A vagabond gets shoved in a barrel and it does not work out for him. The runaway barrel starts to roll down hills, over train tracks, even into a woman riding a bicycle.


Program Note

Slapstick comedy was one of the major genres in the age of
 silent cinema, and Alice GUY-BLACHÉ’ made lots of slapstick comedies showing
 off her filmic rhetoric of editing and framing between 1905 and 1907, including
 The Bricklayers, An Obstacle Course, The Rolling Bed, The Drunken Mattress, A
 Story Well Spun, etc. A Story Well Spun shows her fluent editing skill in the
 clearest manner. The editing of this film maximizes the dynamic effect of
 movement through the omission, fine cut, and reassembling of actions. [CHO
 HeyYoung]

Director

  • Alice GUY-BLACHÉAlice GUY-BLACHÉ

    "Born in 1873 in Paris, France, Alice GUY-BLACHÉ was a pioneer of both French and American film. She first started out as the secretary to Léon GAUMONT, unknowingly stepping into the vortex from which cinema would be born. She, who was at the Lumière Brothers' first screening in 1895, realized that movies could do more than document workers leaving a factory. She asked her boss, GAUMONT, for permission to do something better: to tell a story. Despite her youth and inexperience, she wrote her own script and succeeded in making one of the first narrative films, The Cabbage Fairy, in 1896, which preceded the story films of Georges MÉLIÈS. She worked as head of film production for the Gaumont Film Company in Paris until 1907 when she moved to the United States.
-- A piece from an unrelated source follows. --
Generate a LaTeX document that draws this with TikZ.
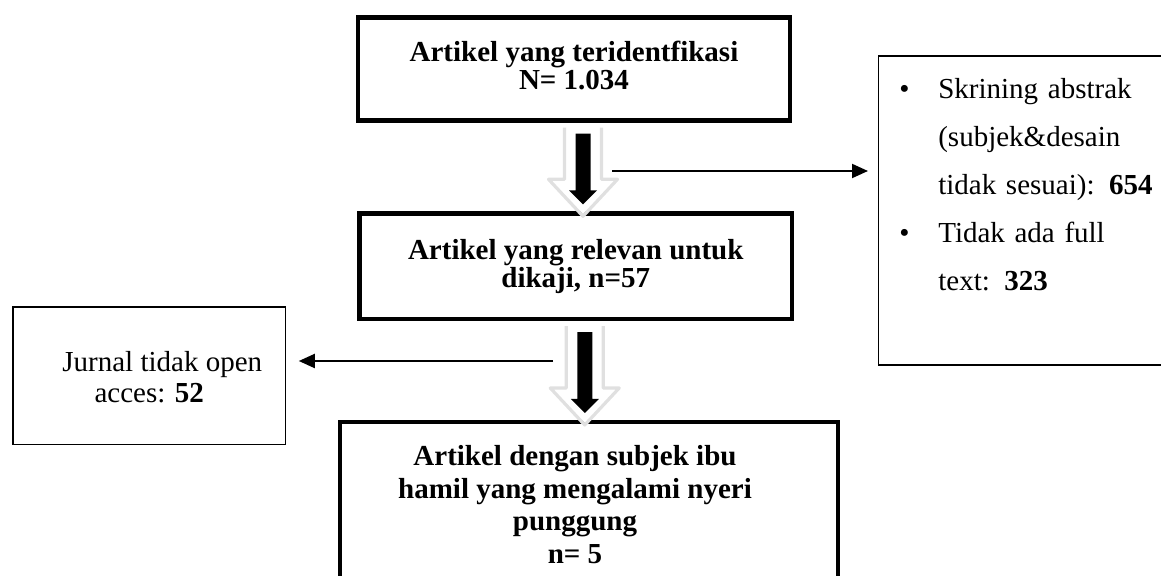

Three years later, she created her own company, Solax, and set up a studio in 1912, becoming the first woman to own and run a studio plant. Her innovative filmmaking career in France (1896-1907) and the United States (1910-1920), in which she employed color tinting, 'trick' photography, interracial casting, and synchronized sound, is comprised of more than a thousand films which she wrote, produced, or directed. Despite the depth of her work, her contribution in shaping early cinematic history has been overlooked, and she is often revered as a lost great visionary of cinema.